The trail from Marion Lake heading south continues uphill pretty much all the way to the junction of the Marion Lake / Ann Lake portage trail. Shortly after that we come to the first train track
and a short way south we come to the survey marker buried into the rock
the trail continues through some nice pine woods (that apparently blew down the summer of 2010 and 2011)
the walking through the pine forest was a nice break – and we made good time
and then we came to Caribou Lake – the east campsite is quite nice although dirty and even though a bit early we stopped for lunch (soup today) which was quite good even though it is hot out. There really is no place to stop after this until the Whiteshell River. The worst thing about this campsite is that it is the closest to the south trail head and people have hauled stuff in and just left it – the bear box is even full. Not impressed.
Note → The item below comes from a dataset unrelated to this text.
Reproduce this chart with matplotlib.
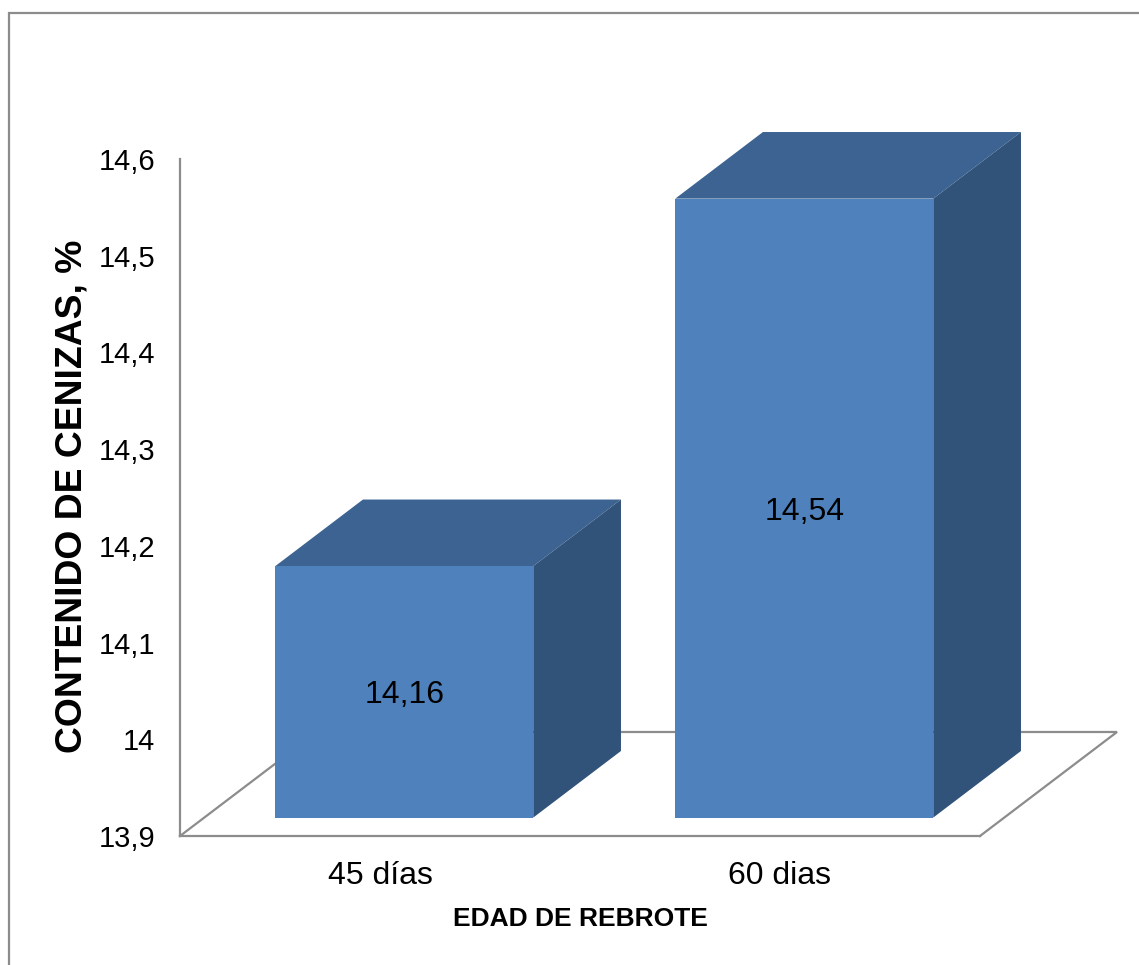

so we worked our way around the lake after lunch
and then we came to the Ontario border – not much of a welcome – first we came to a creek with a swamp on the east side
and then the crossing
and then some interesting rock climbing
followed by some good walking through the pine forest again
which brings us to the junction of Mantario trail and the west Caribou Lake campsite trail
this junciton used to be an old tower (now only the footings exist) alongside the abandoned airstrip and beyond that there is nothing else around. A good place to sit at least. So we continue south on the last leg. The trail is quite windy in many places and in a few spots is hard to keep track of where it actually is.
and then a bit more rock
and then we come to the Whiteshell River
which is a good place for a view
and a view the other way
before we head out on the last short piece of trail. The next part of the trail is criss-crossed by other trails in the Hawk Lake area so paying attention is a good idea (couldn’t get lost anyway as you can hear the traffic now). We come out onto an old road
where we find the south trailhead sign
and then the parking lot where a small non-descript sign sits
and with that we take our end of hike photo – all accounted for, no missing parts, no missing gear and no injuries – still smiling – another good hike
and then we went and ate our hamburgers, fries and sodas/milkshakes. I would show you a picture except we either didn’t take a camera in with us, or we ate it so fast we didn’t have time to get a picture
BUT WAIT – we aren’t done yet – just fed. We still have to drive all the way back to the North trailhead to get the other vehicle – in fact we need to take 2 vehicles back as we met a couple by Caribou Lake who were trying to decide if they should keep going or go back – they dropped their car at the north trailhead, then came back to the south trailhead to start, and one of them locked the keys in the glovebox for safety, not thinking they needed them to get into the car at the other end. So we offered to take it up with us and leave it there with the keys in the gas tank cover so they could work their way home when they finished. That will be out good duty for the day.
And with that, our hike is finished, and we head back to Beausejour to sort the gear out before we all head home.
I would certainly hike this trail again, and maybe next time it won’t be +35 every day. Never drank so much water in my life, and we were still dehydrated when we finished.
This trail would certainly be a very different trail if it was raining out. The rocks are quite smooth and would be slippery to navigate at times.